**Provided records:**
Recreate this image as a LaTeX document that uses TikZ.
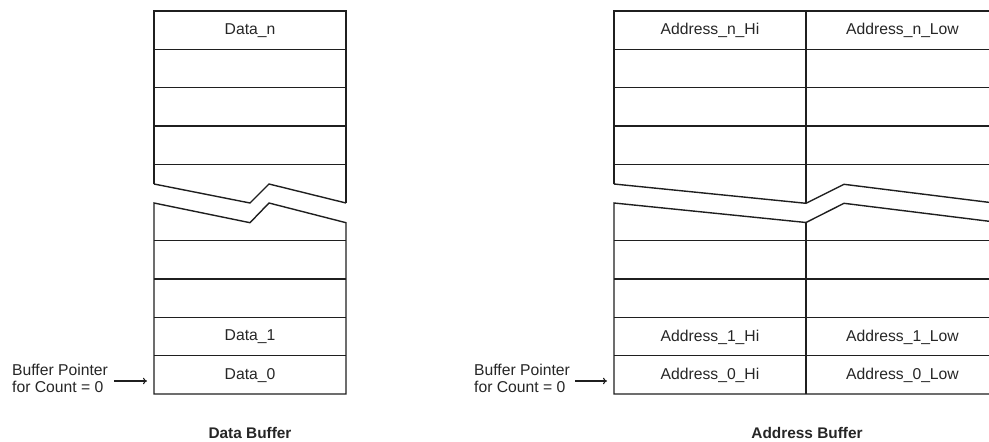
\documentclass[tikz,border=0pt]{standalone}
\usepackage{fontspec}
\setmainfont{Liberation Sans}
\usetikzlibrary{arrows.meta}
\begin{document}
\begin{tikzpicture}[x=1pt,y=-1pt,
  frame/.style={line width=1.4pt,draw=black!88,line join=miter},
  cell/.style={font=\fontsize{15.7}{17}\selectfont,text=black!85,inner sep=0pt},
  caption/.style={font=\fontsize{15.4}{17}\selectfont\bfseries,text=black!85,inner sep=0pt},
  ptrlabel/.style={font=\fontsize{15.7}{17}\selectfont,text=black!85,align=left,anchor=west,inner sep=0pt},
  ptrarrow/.style={line width=1.1pt,draw=black!88,-{To[length=4pt,width=6.5pt]}}]
\useasboundingbox (0,0) rectangle (989,442);

% ---------- Data buffer ----------
\draw[frame] (154,184) -- (154,11) -- (346,11) -- (346,203);
\foreach \y in {49.3,87.7,126,164.3} \draw[frame] (154,\y) -- (346,\y);
\draw[frame] (154,184) -- (250,203) -- (269,184) -- (346,203);
\draw[frame] (346,222.7) -- (269,203) -- (250,222.7) -- (154,203)
  -- (154,394) -- (346,394) -- cycle;
\foreach \y in {240.7,279,317.3,355.7} \draw[frame] (154,\y) -- (346,\y);

\node[cell] (dn) at (250,30.6) {Data\_n};
\node[cell] (d1) at (250,337) {Data\_1};
\node[cell] (d0) at (250,375.3) {Data\_0};
\node[caption] (dcap) at (250,432.5) {Data Buffer};

\node[ptrlabel] (dptr) at (12,378.5) {Buffer Pointer\\for Count = 0};
\coordinate (dfrom) at (114,381);
\coordinate (dto) at (147,381);
\draw[ptrarrow] (dfrom) -- (dto);

% ---------- Address buffer ----------
\draw[frame] (614,184) -- (614,11) -- (999,11) -- (999,203.6);
\foreach \y in {49.3,87.7,126,164.3} \draw[frame] (614,\y) -- (999,\y);
\draw[frame] (806,11) -- (806,203.3);
\draw[frame] (614,184) -- (806,203.3) -- (844,184.3) -- (999,203.6);
\draw[frame] (999,222.5) -- (844,203.3) -- (806,222.5) -- (614,203)
  -- (614,394) -- (999,394) -- cycle;
\draw[frame] (806,222.5) -- (806,394);
\foreach \y in {240.7,279,317.3,355.7} \draw[frame] (614,\y) -- (999,\y);

\node[cell] (anh) at (710,30.6) {Address\_n\_Hi};
\node[cell] (anl) at (902.5,30.6) {Address\_n\_Low};
\node[cell] (a1h) at (710,337) {Address\_1\_Hi};
\node[cell] (a1l) at (902.5,337) {Address\_1\_Low};
\node[cell] (a0h) at (710,375.3) {Address\_0\_Hi};
\node[cell] (a0l) at (902.5,375.3) {Address\_0\_Low};
\node[caption] (acap) at (807,432.5) {Address Buffer};

\node[ptrlabel] (aptr) at (474,378.5) {Buffer Pointer\\for Count = 0};
\coordinate (afrom) at (575,381);
\coordinate (ato) at (607,381);
\draw[ptrarrow] (afrom) -- (ato);
\end{tikzpicture}
\end{document}
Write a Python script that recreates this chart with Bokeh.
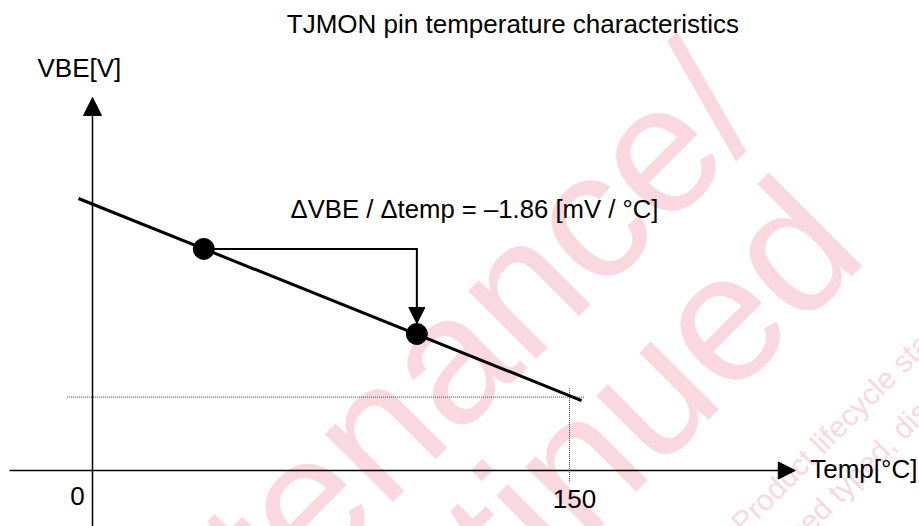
from bokeh.plotting import figure
from bokeh.models import Range1d, Arrow, NormalHead, Label
from bokeh.embed import file_html
from bokeh.resources import INLINE

# ---------------- data (schematic) ----------------
line_temp = [-4.4, 153.8]          # °C, ends of the VBE line
line_vbe = [0.3965, 0.1020]        # V
point_temp = [35.0, 102.0]         # the two marked points
point_vbe = [0.323, 0.199]
guide_temp = 150.0                 # dotted guide at Tj = 150 °C
guide_vbe = 0.107
x_ticks = [0, 150]
x_tick_labels = ["0", "150"]

title_text = "TJMON pin temperature characteristics"
y_label = "VBE[V]"
x_label = "Temp[°C]"
slope_text = "ΔVBE / Δtemp = –1.86 [mV / °C]"
watermark_big = ["maintenance/", "discontinued"]
watermark_small = ["Product lifecycle status", "discontinued typed, discontinued"]

# ---------------- styles ----------------
FONT = "Liberation Sans"
FS = "26px"
PINK = "#F9D8E0"
DY = 0.0142   # baseline correction for 26px labels

p = figure(width=919, height=526,
           x_range=Range1d(-28.931, 260.063), y_range=Range1d(-0.08163, 0.68513),
           output_backend="svg", toolbar_location=None,
           x_axis_location=None, y_axis_location=None, min_border=0)
p.grid.visible = False
p.outline_line_color = None
p.background_fill_color = "white"
p.border_fill_color = "white"

# ---------------- watermark (under everything) ----------------
for txt, (wx, wy) in zip(watermark_big, [(199.2, 0.5693), (230.7, 0.3758)]):
    p.add_layout(Label(x=wx, y=wy, text=txt, angle=45, angle_units="deg",
                       text_font=FONT, text_font_size="182px", text_color=PINK,
                       text_align="right", text_baseline="alphabetic", level="underlay"))
for txt, (wx, wy) in zip(watermark_small, [(202.5, -0.0830), (193.5, -0.2215)]):
    p.add_layout(Label(x=wx, y=wy, text=txt, angle=45, angle_units="deg",
                       text_font=FONT, text_font_size="30px", text_color=PINK,
                       text_align="left", text_baseline="alphabetic", level="underlay"))

# ---------------- dotted guides ----------------
p.line([guide_temp - 158.0, guide_temp + 4.7], [guide_vbe, guide_vbe],
       line_color="#444444", line_width=1, line_dash="1 1")
p.line([guide_temp, guide_temp], [guide_vbe + 0.0135, -0.0172],
       line_color="#444444", line_width=1, line_dash="1 1")

# ---------------- axes as arrows ----------------
p.add_layout(Arrow(x_start=-26.1, y_start=0, x_end=221.0, y_end=0,
                   line_color="black", line_width=1.5,
                   end=NormalHead(size=17, fill_color="black", line_color="black", line_width=1)))
p.add_layout(Arrow(x_start=0, y_start=-0.09, x_end=0, y_end=0.5437,
                   line_color="black", line_width=1.5,
                   end=NormalHead(size=18, fill_color="black", line_color="black", line_width=1)))

# ---------------- VBE line and points ----------------
p.line(line_temp, line_vbe, line_color="black", line_width=3)

# slope annotation arrow: from point 1 across, then down to point 2
p.line([point_temp[0], point_temp[1]], [point_vbe[0], point_vbe[0]],
       line_color="black", line_width=2, line_cap="square")
p.add_layout(Arrow(x_start=point_temp[1], y_start=point_vbe[0],
                   x_end=point_temp[1], y_end=point_vbe[1] + 10.5 / 686,
                   line_color="black", line_width=2,
                   end=NormalHead(size=16, fill_color="black", line_color="black", line_width=1)))

p.scatter(point_temp, point_vbe, size=21, color="black")

# ---------------- texts ----------------
def lab(x, y, text, align="left", x_offset=0, size=FS):
    p.add_layout(Label(x=x, y=y + DY, text=text, x_offset=x_offset,
                       text_font=FONT, text_font_size=size, text_color="black",
                       text_align=align, text_baseline="alphabetic"))

lab(132.2, 0.637, title_text, "center")
lab(-17.3, 0.5722, y_label)
lab(62.26, 0.3669, slope_text, "left", size="25.7px")
lab(259.4, -0.0121, x_label, "right")
for tv, tl, off, ty in zip(x_ticks, x_tick_labels, [-15, 5], [-0.051, -0.0559]):
    lab(tv, ty, tl, "center", off)

open("out.html", "w").write(file_html(p, INLINE))
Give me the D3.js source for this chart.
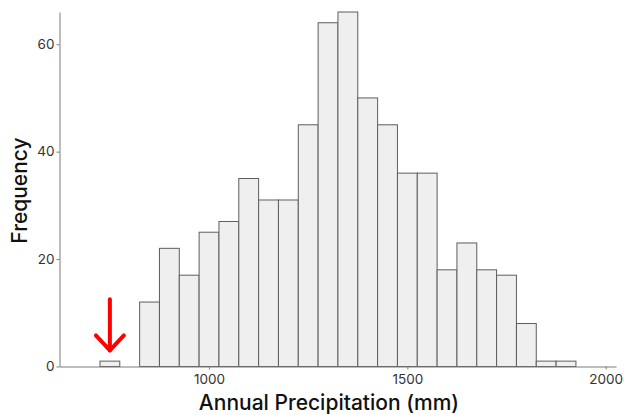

**Task brief:** Leave out all pictures, then copy the remaining material exactly.

**Result for this task:**
Recreate this image as a LaTeX document that uses TikZ.
\documentclass[tikz,border=0pt]{standalone}
\usepackage{fontspec}
\setmainfont{Liberation Sans}
\usetikzlibrary{arrows.meta}
\begin{document}
\begin{tikzpicture}[x=1pt,y=-1pt,
  frame/.style={line width=1.4pt,draw=black!88,line join=miter},
  cell/.style={font=\fontsize{15.7}{17}\selectfont,text=black!85,inner sep=0pt},
  caption/.style={font=\fontsize{15.4}{17}\selectfont\bfseries,text=black!85,inner sep=0pt},
  ptrlabel/.style={font=\fontsize{15.7}{17}\selectfont,text=black!85,align=left,anchor=west,inner sep=0pt},
  ptrarrow/.style={line width=1.1pt,draw=black!88,-{To[length=4pt,width=6.5pt]}}]
\useasboundingbox (0,0) rectangle (989,442);

% ---------- Data buffer ----------
\draw[frame] (154,184) -- (154,11) -- (346,11) -- (346,203);
\foreach \y in {49.3,87.7,126,164.3} \draw[frame] (154,\y) -- (346,\y);
\draw[frame] (154,184) -- (250,203) -- (269,184) -- (346,203);
\draw[frame] (346,222.7) -- (269,203) -- (250,222.7) -- (154,203)
  -- (154,394) -- (346,394) -- cycle;
\foreach \y in {240.7,279,317.3,355.7} \draw[frame] (154,\y) -- (346,\y);

\node[cell] (dn) at (250,30.6) {Data\_n};
\node[cell] (d1) at (250,337) {Data\_1};
\node[cell] (d0) at (250,375.3) {Data\_0};
\node[caption] (dcap) at (250,432.5) {Data Buffer};

\node[ptrlabel] (dptr) at (12,378.5) {Buffer Pointer\\for Count = 0};
\coordinate (dfrom) at (114,381);
\coordinate (dto) at (147,381);
\draw[ptrarrow] (dfrom) -- (dto);

% ---------- Address buffer ----------
\draw[frame] (614,184) -- (614,11) -- (999,11) -- (999,203.6);
\foreach \y in {49.3,87.7,126,164.3} \draw[frame] (614,\y) -- (999,\y);
\draw[frame] (806,11) -- (806,203.3);
\draw[frame] (614,184) -- (806,203.3) -- (844,184.3) -- (999,203.6);
\draw[frame] (999,222.5) -- (844,203.3) -- (806,222.5) -- (614,203)
  -- (614,394) -- (999,394) -- cycle;
\draw[frame] (806,222.5) -- (806,394);
\foreach \y in {240.7,279,317.3,355.7} \draw[frame] (614,\y) -- (999,\y);

\node[cell] (anh) at (710,30.6) {Address\_n\_Hi};
\node[cell] (anl) at (902.5,30.6) {Address\_n\_Low};
\node[cell] (a1h) at (710,337) {Address\_1\_Hi};
\node[cell] (a1l) at (902.5,337) {Address\_1\_Low};
\node[cell] (a0h) at (710,375.3) {Address\_0\_Hi};
\node[cell] (a0l) at (902.5,375.3) {Address\_0\_Low};
\node[caption] (acap) at (807,432.5) {Address Buffer};

\node[ptrlabel] (aptr) at (474,378.5) {Buffer Pointer\\for Count = 0};
\coordinate (afrom) at (575,381);
\coordinate (ato) at (607,381);
\draw[ptrarrow] (afrom) -- (ato);
\end{tikzpicture}
\end{document}
Write a Python script that recreates this chart with Bokeh.
from bokeh.plotting import figure
from bokeh.models import Range1d, Arrow, NormalHead, Label
from bokeh.embed import file_html
from bokeh.resources import INLINE

# ---------------- data (schematic) ----------------
line_temp = [-4.4, 153.8]          # °C, ends of the VBE line
line_vbe = [0.3965, 0.1020]        # V
point_temp = [35.0, 102.0]         # the two marked points
point_vbe = [0.323, 0.199]
guide_temp = 150.0                 # dotted guide at Tj = 150 °C
guide_vbe = 0.107
x_ticks = [0, 150]
x_tick_labels = ["0", "150"]

title_text = "TJMON pin temperature characteristics"
y_label = "VBE[V]"
x_label = "Temp[°C]"
slope_text = "ΔVBE / Δtemp = –1.86 [mV / °C]"
watermark_big = ["maintenance/", "discontinued"]
watermark_small = ["Product lifecycle status", "discontinued typed, discontinued"]

# ---------------- styles ----------------
FONT = "Liberation Sans"
FS = "26px"
PINK = "#F9D8E0"
DY = 0.0142   # baseline correction for 26px labels

p = figure(width=919, height=526,
           x_range=Range1d(-28.931, 260.063), y_range=Range1d(-0.08163, 0.68513),
           output_backend="svg", toolbar_location=None,
           x_axis_location=None, y_axis_location=None, min_border=0)
p.grid.visible = False
p.outline_line_color = None
p.background_fill_color = "white"
p.border_fill_color = "white"

# ---------------- watermark (under everything) ----------------
for txt, (wx, wy) in zip(watermark_big, [(199.2, 0.5693), (230.7, 0.3758)]):
    p.add_layout(Label(x=wx, y=wy, text=txt, angle=45, angle_units="deg",
                       text_font=FONT, text_font_size="182px", text_color=PINK,
                       text_align="right", text_baseline="alphabetic", level="underlay"))
for txt, (wx, wy) in zip(watermark_small, [(202.5, -0.0830), (193.5, -0.2215)]):
    p.add_layout(Label(x=wx, y=wy, text=txt, angle=45, angle_units="deg",
                       text_font=FONT, text_font_size="30px", text_color=PINK,
                       text_align="left", text_baseline="alphabetic", level="underlay"))

# ---------------- dotted guides ----------------
p.line([guide_temp - 158.0, guide_temp + 4.7], [guide_vbe, guide_vbe],
       line_color="#444444", line_width=1, line_dash="1 1")
p.line([guide_temp, guide_temp], [guide_vbe + 0.0135, -0.0172],
       line_color="#444444", line_width=1, line_dash="1 1")

# ---------------- axes as arrows ----------------
p.add_layout(Arrow(x_start=-26.1, y_start=0, x_end=221.0, y_end=0,
                   line_color="black", line_width=1.5,
                   end=NormalHead(size=17, fill_color="black", line_color="black", line_width=1)))
p.add_layout(Arrow(x_start=0, y_start=-0.09, x_end=0, y_end=0.5437,
                   line_color="black", line_width=1.5,
                   end=NormalHead(size=18, fill_color="black", line_color="black", line_width=1)))

# ---------------- VBE line and points ----------------
p.line(line_temp, line_vbe, line_color="black", line_width=3)

# slope annotation arrow: from point 1 across, then down to point 2
p.line([point_temp[0], point_temp[1]], [point_vbe[0], point_vbe[0]],
       line_color="black", line_width=2, line_cap="square")
p.add_layout(Arrow(x_start=point_temp[1], y_start=point_vbe[0],
                   x_end=point_temp[1], y_end=point_vbe[1] + 10.5 / 686,
                   line_color="black", line_width=2,
                   end=NormalHead(size=16, fill_color="black", line_color="black", line_width=1)))

p.scatter(point_temp, point_vbe, size=21, color="black")

# ---------------- texts ----------------
def lab(x, y, text, align="left", x_offset=0, size=FS):
    p.add_layout(Label(x=x, y=y + DY, text=text, x_offset=x_offset,
                       text_font=FONT, text_font_size=size, text_color="black",
                       text_align=align, text_baseline="alphabetic"))

lab(132.2, 0.637, title_text, "center")
lab(-17.3, 0.5722, y_label)
lab(62.26, 0.3669, slope_text, "left", size="25.7px")
lab(259.4, -0.0121, x_label, "right")
for tv, tl, off, ty in zip(x_ticks, x_tick_labels, [-15, 5], [-0.051, -0.0559]):
    lab(tv, ty, tl, "center", off)

open("out.html", "w").write(file_html(p, INLINE))
Give me the D3.js source for this chart.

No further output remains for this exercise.